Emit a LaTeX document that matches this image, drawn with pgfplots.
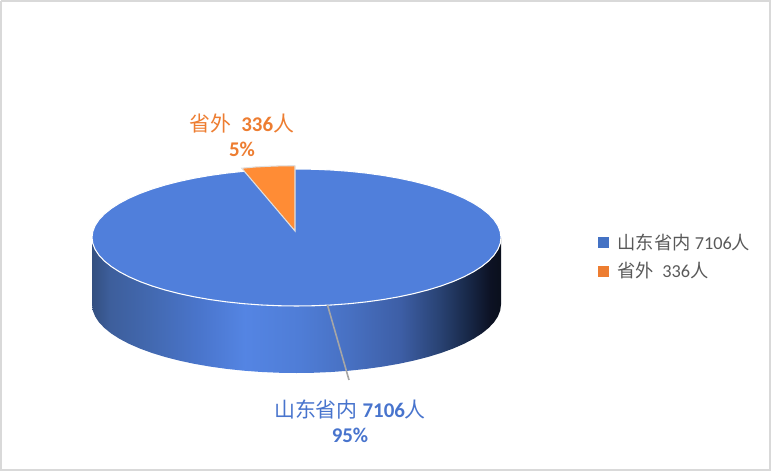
\documentclass[border=0pt]{standalone}
\usepackage{fontspec}
\setmainfont{Carlito}
\newfontfamily\cjk{Noto Sans CJK SC}
\usepackage{pgfplots}
\usepackage{pgfplotstable}
\pgfplotsset{compat=1.18}
\definecolor{topblue}{RGB}{80,127,219}
\definecolor{sliceorange}{RGB}{255,140,53}
\definecolor{lblue}{RGB}{68,114,196}
\definecolor{lorange}{RGB}{237,125,49}
\definecolor{labelblue}{RGB}{72,116,205}
\definecolor{legtext}{RGB}{89,89,89}
\definecolor{framegrey}{RGB}{217,217,217}
\pgfdeclarehorizontalshading{sideshade}{100bp}{
 rgb(0bp)=(0.20,0.31,0.50);
 rgb(25bp)=(0.20,0.31,0.50);
 rgb(27.2bp)=(0.24,0.37,0.61);
 rgb(32.1bp)=(0.26,0.41,0.69);
 rgb(38.2bp)=(0.29,0.46,0.80);
 rgb(43.7bp)=(0.33,0.52,0.89);
 rgb(50.4bp)=(0.31,0.49,0.84);
 rgb(56.5bp)=(0.28,0.44,0.76);
 rgb(62.7bp)=(0.24,0.37,0.65);
 rgb(67.5bp)=(0.16,0.26,0.45);
 rgb(71.2bp)=(0.09,0.15,0.27);
 rgb(73.7bp)=(0.05,0.07,0.14);
 rgb(75bp)=(0.04,0.06,0.11);
 rgb(100bp)=(0.04,0.06,0.11)}
% Outline of the disc's top face
\pgfplotstableread{
x y
92.00 237.50
92.78 231.53
95.11 225.60
98.97 219.77
104.33 214.07
111.16 208.55
119.40 203.25
128.98 198.21
139.84 193.47
151.90 189.06
165.05 185.03
179.20 181.39
194.25 178.18
210.07 175.42
226.56 173.13
243.57 171.33
260.99 170.04
278.68 169.26
296.50 169.00
314.32 169.26
332.01 170.04
349.43 171.33
366.44 173.13
382.93 175.42
398.75 178.18
413.80 181.39
427.95 185.03
441.10 189.06
453.16 193.47
464.02 198.21
473.60 203.25
481.84 208.55
488.67 214.07
494.03 219.77
497.89 225.60
500.22 231.53
501.00 237.50
500.22 243.47
497.89 249.40
494.03 255.23
488.67 260.93
481.84 266.45
473.60 271.75
464.02 276.79
453.16 281.53
441.10 285.94
427.95 289.97
413.80 293.61
398.75 296.82
382.93 299.58
366.44 301.87
349.43 303.67
332.01 304.96
314.32 305.74
296.50 306.00
278.68 305.74
260.99 304.96
243.57 303.67
226.56 301.87
210.07 299.58
194.25 296.82
179.20 293.61
165.05 289.97
151.90 285.94
139.84 281.53
128.98 276.79
119.40 271.75
111.16 266.45
104.33 260.93
98.97 255.23
95.11 249.40
92.78 243.47
92.00 237.50
}\topface
% Outline of the disc's visible side
\pgfplotstableread{
x y
92.00 237.50
92.78 243.47
95.11 249.40
98.97 255.23
104.33 260.93
111.16 266.45
119.40 271.75
128.98 276.79
139.84 281.53
151.90 285.94
165.05 289.97
179.20 293.61
194.25 296.82
210.07 299.58
226.56 301.87
243.57 303.67
260.99 304.96
278.68 305.74
296.50 306.00
314.32 305.74
332.01 304.96
349.43 303.67
366.44 301.87
382.93 299.58
398.75 296.82
413.80 293.61
427.95 289.97
441.10 285.94
453.16 281.53
464.02 276.79
473.60 271.75
481.84 266.45
488.67 260.93
494.03 255.23
497.89 249.40
500.22 243.47
501.00 237.50
501.00 304.50
500.22 310.47
497.89 316.40
494.03 322.23
488.67 327.93
481.84 333.45
473.60 338.75
464.02 343.79
453.16 348.53
441.10 352.94
427.95 356.97
413.80 360.61
398.75 363.82
382.93 366.58
366.44 368.87
349.43 370.67
332.01 371.96
314.32 372.74
296.50 373.00
278.68 372.74
260.99 371.96
243.57 370.67
226.56 368.87
210.07 366.58
194.25 363.82
179.20 360.61
165.05 356.97
151.90 352.94
139.84 348.53
128.98 343.79
119.40 338.75
111.16 333.45
104.33 327.93
98.97 322.23
95.11 316.40
92.78 310.47
92.00 304.50
92.00 237.50
}\sideface
% The 336 slice, pulled out a little
\pgfplotstableread{
x y
295.0 165.7
281.5 165.85
268.0 166.3
255.0 167.0
241.7 168.2
295.0 231.0
295.0 165.7
}\sliceface
\begin{document}
\begin{tikzpicture}
\begin{axis}[
  scale only axis, width=578.25pt, height=353.25pt,
  xmin=0, xmax=771, ymin=0, ymax=471, y dir=reverse,
  hide axis, clip=false,
  legend style={at={(axis cs:598,232)}, anchor=north west, draw=none, fill=none,
    font=\fontsize{13.7pt}{15pt}\selectfont\color{legtext}, row sep=6.6pt,
    inner sep=0pt, nodes={inner sep=1pt}},
  legend cell align=left,
]
\addplot[draw=framegrey, line width=1.5pt, forget plot] coordinates {(1,1) (770,1) (770,470) (1,470) (1,1)};
\addplot[draw=none, shade, shading=sideshade, forget plot] table[x=x,y=y] {\sideface};
\addplot[draw=white, line width=0.8pt, fill=topblue, forget plot] table[x=x,y=y] {\topface};
\addplot[draw=white!88!black, line width=0.8pt, fill=sliceorange, forget plot] table[x=x,y=y] {\sliceface};
\addplot[draw=black!35, line width=1.2pt, forget plot] coordinates {(327.5,305) (349,380)};
\addlegendimage{only marks, mark=square*, mark size=3.75pt, mark options={draw=lblue, fill=lblue, line width=0pt}}
\addlegendentry{\hspace*{6pt}{\cjk 山东省内} 7106{\cjk 人}}
\addlegendimage{only marks, mark=square*, mark size=3.75pt, mark options={draw=lorange, fill=lorange, line width=0pt}}
\addlegendentry{\hspace*{6pt}{\cjk 省外}\ \ 336{\cjk 人}}
\node[text=lorange, font=\fontsize{15.7pt}{18pt}\selectfont\bfseries, align=center] at (axis cs:242,135) {{\cjk\mdseries 省外}\ \ 336{\cjk\mdseries 人}\\[1pt]5\%};
\node[text=labelblue, font=\fontsize{15.7pt}{18pt}\selectfont\bfseries, align=center] at (axis cs:350,421) {{\cjk\mdseries 山东省内} 7106{\cjk\mdseries 人}\\[0.5pt]95\%};
\end{axis}
\end{tikzpicture}
\end{document}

**********

Reproduce each line exactly as it appears, omitting the pictures.

Emit a LaTeX document that matches this image, drawn with pgfplots.
\documentclass[border=0pt]{standalone}
\usepackage{fontspec}
\setmainfont{Carlito}
\newfontfamily\cjk{Noto Sans CJK SC}
\usepackage{pgfplots}
\usepackage{pgfplotstable}
\pgfplotsset{compat=1.18}
\definecolor{topblue}{RGB}{80,127,219}
\definecolor{sliceorange}{RGB}{255,140,53}
\definecolor{lblue}{RGB}{68,114,196}
\definecolor{lorange}{RGB}{237,125,49}
\definecolor{labelblue}{RGB}{72,116,205}
\definecolor{legtext}{RGB}{89,89,89}
\definecolor{framegrey}{RGB}{217,217,217}
\pgfdeclarehorizontalshading{sideshade}{100bp}{
 rgb(0bp)=(0.20,0.31,0.50);
 rgb(25bp)=(0.20,0.31,0.50);
 rgb(27.2bp)=(0.24,0.37,0.61);
 rgb(32.1bp)=(0.26,0.41,0.69);
 rgb(38.2bp)=(0.29,0.46,0.80);
 rgb(43.7bp)=(0.33,0.52,0.89);
 rgb(50.4bp)=(0.31,0.49,0.84);
 rgb(56.5bp)=(0.28,0.44,0.76);
 rgb(62.7bp)=(0.24,0.37,0.65);
 rgb(67.5bp)=(0.16,0.26,0.45);
 rgb(71.2bp)=(0.09,0.15,0.27);
 rgb(73.7bp)=(0.05,0.07,0.14);
 rgb(75bp)=(0.04,0.06,0.11);
 rgb(100bp)=(0.04,0.06,0.11)}
% Outline of the disc's top face
\pgfplotstableread{
x y
92.00 237.50
92.78 231.53
95.11 225.60
98.97 219.77
104.33 214.07
111.16 208.55
119.40 203.25
128.98 198.21
139.84 193.47
151.90 189.06
165.05 185.03
179.20 181.39
194.25 178.18
210.07 175.42
226.56 173.13
243.57 171.33
260.99 170.04
278.68 169.26
296.50 169.00
314.32 169.26
332.01 170.04
349.43 171.33
366.44 173.13
382.93 175.42
398.75 178.18
413.80 181.39
427.95 185.03
441.10 189.06
453.16 193.47
464.02 198.21
473.60 203.25
481.84 208.55
488.67 214.07
494.03 219.77
497.89 225.60
500.22 231.53
501.00 237.50
500.22 243.47
497.89 249.40
494.03 255.23
488.67 260.93
481.84 266.45
473.60 271.75
464.02 276.79
453.16 281.53
441.10 285.94
427.95 289.97
413.80 293.61
398.75 296.82
382.93 299.58
366.44 301.87
349.43 303.67
332.01 304.96
314.32 305.74
296.50 306.00
278.68 305.74
260.99 304.96
243.57 303.67
226.56 301.87
210.07 299.58
194.25 296.82
179.20 293.61
165.05 289.97
151.90 285.94
139.84 281.53
128.98 276.79
119.40 271.75
111.16 266.45
104.33 260.93
98.97 255.23
95.11 249.40
92.78 243.47
92.00 237.50
}\topface
% Outline of the disc's visible side
\pgfplotstableread{
x y
92.00 237.50
92.78 243.47
95.11 249.40
98.97 255.23
104.33 260.93
111.16 266.45
119.40 271.75
128.98 276.79
139.84 281.53
151.90 285.94
165.05 289.97
179.20 293.61
194.25 296.82
210.07 299.58
226.56 301.87
243.57 303.67
260.99 304.96
278.68 305.74
296.50 306.00
314.32 305.74
332.01 304.96
349.43 303.67
366.44 301.87
382.93 299.58
398.75 296.82
413.80 293.61
427.95 289.97
441.10 285.94
453.16 281.53
464.02 276.79
473.60 271.75
481.84 266.45
488.67 260.93
494.03 255.23
497.89 249.40
500.22 243.47
501.00 237.50
501.00 304.50
500.22 310.47
497.89 316.40
494.03 322.23
488.67 327.93
481.84 333.45
473.60 338.75
464.02 343.79
453.16 348.53
441.10 352.94
427.95 356.97
413.80 360.61
398.75 363.82
382.93 366.58
366.44 368.87
349.43 370.67
332.01 371.96
314.32 372.74
296.50 373.00
278.68 372.74
260.99 371.96
243.57 370.67
226.56 368.87
210.07 366.58
194.25 363.82
179.20 360.61
165.05 356.97
151.90 352.94
139.84 348.53
128.98 343.79
119.40 338.75
111.16 333.45
104.33 327.93
98.97 322.23
95.11 316.40
92.78 310.47
92.00 304.50
92.00 237.50
}\sideface
% The 336 slice, pulled out a little
\pgfplotstableread{
x y
295.0 165.7
281.5 165.85
268.0 166.3
255.0 167.0
241.7 168.2
295.0 231.0
295.0 165.7
}\sliceface
\begin{document}
\begin{tikzpicture}
\begin{axis}[
  scale only axis, width=578.25pt, height=353.25pt,
  xmin=0, xmax=771, ymin=0, ymax=471, y dir=reverse,
  hide axis, clip=false,
  legend style={at={(axis cs:598,232)}, anchor=north west, draw=none, fill=none,
    font=\fontsize{13.7pt}{15pt}\selectfont\color{legtext}, row sep=6.6pt,
    inner sep=0pt, nodes={inner sep=1pt}},
  legend cell align=left,
]
\addplot[draw=framegrey, line width=1.5pt, forget plot] coordinates {(1,1) (770,1) (770,470) (1,470) (1,1)};
\addplot[draw=none, shade, shading=sideshade, forget plot] table[x=x,y=y] {\sideface};
\addplot[draw=white, line width=0.8pt, fill=topblue, forget plot] table[x=x,y=y] {\topface};
\addplot[draw=white!88!black, line width=0.8pt, fill=sliceorange, forget plot] table[x=x,y=y] {\sliceface};
\addplot[draw=black!35, line width=1.2pt, forget plot] coordinates {(327.5,305) (349,380)};
\addlegendimage{only marks, mark=square*, mark size=3.75pt, mark options={draw=lblue, fill=lblue, line width=0pt}}
\addlegendentry{\hspace*{6pt}{\cjk 山东省内} 7106{\cjk 人}}
\addlegendimage{only marks, mark=square*, mark size=3.75pt, mark options={draw=lorange, fill=lorange, line width=0pt}}
\addlegendentry{\hspace*{6pt}{\cjk 省外}\ \ 336{\cjk 人}}
\node[text=lorange, font=\fontsize{15.7pt}{18pt}\selectfont\bfseries, align=center] at (axis cs:242,135) {{\cjk\mdseries 省外}\ \ 336{\cjk\mdseries 人}\\[1pt]5\%};
\node[text=labelblue, font=\fontsize{15.7pt}{18pt}\selectfont\bfseries, align=center] at (axis cs:350,421) {{\cjk\mdseries 山东省内} 7106{\cjk\mdseries 人}\\[0.5pt]95\%};
\end{axis}
\end{tikzpicture}
\end{document}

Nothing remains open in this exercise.